Mais Enrico Stefano reconnaît aujourd’hui que c’était une erreur de début de mandat. « Ce n’est pas un problème pour moi de le dire, on a changé notre position. C’était une erreur de vouloir arrêter la ligne C à San Giovanni sans même la raccorder à la ligne B. Sans cela, nous ne pouvions pas retirer les voitures du centre », admet le trentenaire au costume à carreaux gris chiné.
La ligne C comme Culture
Pour appâter les Romains dans les sous-sols de la ville, la mairie mise désormais sur les expositions archéologiques à l’intérieur des futures stations. À San Giovanni, Iva « découvre le métro juste par curiosité. Pour voir comment est cette nouvelle ligne C », raconte-t-elle en flânant devant les vitrines, qui renferment des trésors millénaires à quatorze mètres sous le niveau du sol. Cette quinquagénaire explique qu’elle ne prend jamais le métro et préfère sa voiture pour se rendre sur son lieu de travail, comme de nombreux Romains.
Pour nous, les Romains, il n’y a rien de spécial, ce sont justes des petits objets archéologiques
Alessandro
Plus loin dans la station, Alessandro, un garde privé embauché par la compagnie de transport de la ville, ATAC, surveille les vestiges exposés et fait les cent pas dans les couloirs musées de la station. À 28 ans, ce jeune brun porte un costume ressemblant à celui des policiers, une arme et des menottes à la ceinture. Il raconte dans un anglais irréprochable que « des groupes de touristes viennent ici voir les vestiges, d’autres personnes passent devant sans y faire attention ».
« Pour nous, les Romains, il n’y a rien de spécial, ce sont justes des petits objets archéologiques », ajoute-t-il d’un ton presque blasé, comme si les vestiges de la Rome antique faisaient partie de son quotidien. Debout huit heures par jour, il jette parfois un œil aux artefacts exposés, « surtout les vieilles pièces de monnaie », et lit les explications qui les accompagnent.
Iva et Alessandro pourront se réjouir puisque la station de San Giovanni sera bientôt plus une exception du réseaux de métro romain. Le papa de la ligne C, Andrea Sciotti, explique que « San Giovanni est la première station à faire évoluer la vision de la mairie de Rome sur le sujet archéologique ».
La construction de la station d’Amba Aradam, au sud-est du centre historique, a révélé d’autres trésors du passé. Une caserne militaire du IIe siècle a été découverte à neuf mètres de profondeur. Malgré de nombreuses analyses de sol avant le début du forage, « c’était une grande surprise », raconte l’archéologue chargée des fouilles de la ligne C.

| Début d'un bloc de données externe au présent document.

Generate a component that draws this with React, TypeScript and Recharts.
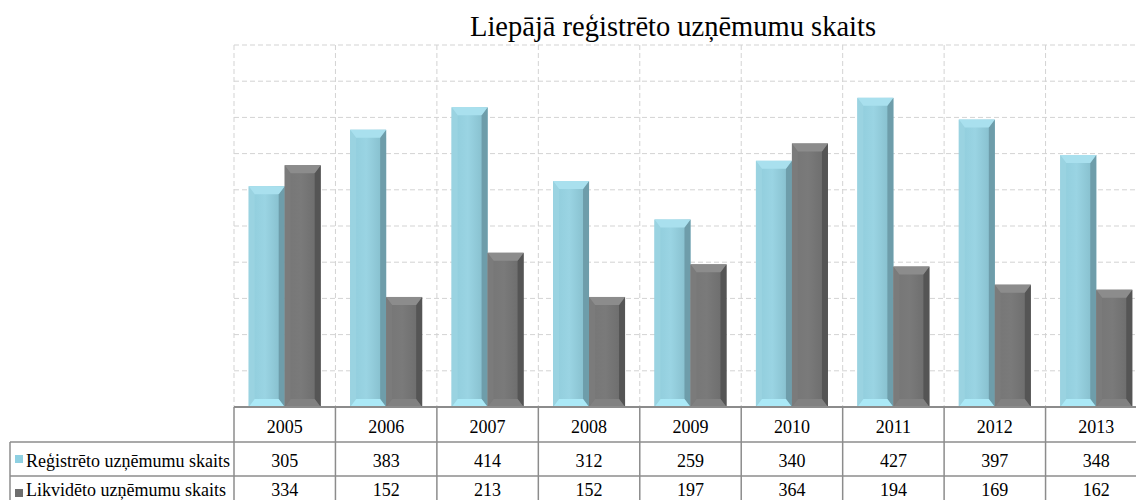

En tout, 1 300m² de structure archéologique vont être démontés puis remontés au sein de la station d’Amba Aradam, dans une galerie prévue à cet effet. Les leçons du temps perdu à San Giovanni, « la station pilote » pour Simona Moretti, semblent désormais acquises. Les prochaines stations, comme celle d’Amba Aradam, intègrent déjà dans leurs plans un espace suffisant pour intégrer les découvertes archéologiques faites pendant les travaux.
« On travaille en ce moment sur la partie du métro C qui va traverser le centre historique », raconte Simona Moretti. « Là-bas on ne parle pas de risques archéologiques, on a la certitude qu’il y aura d’importants restes archéologiques. Il faut faire des recherches et prévoir d’intégrer les trouvailles dans la station avant de fouiller, pour réussir à changer ce risque archéologique en chance archéologique », sourit-elle.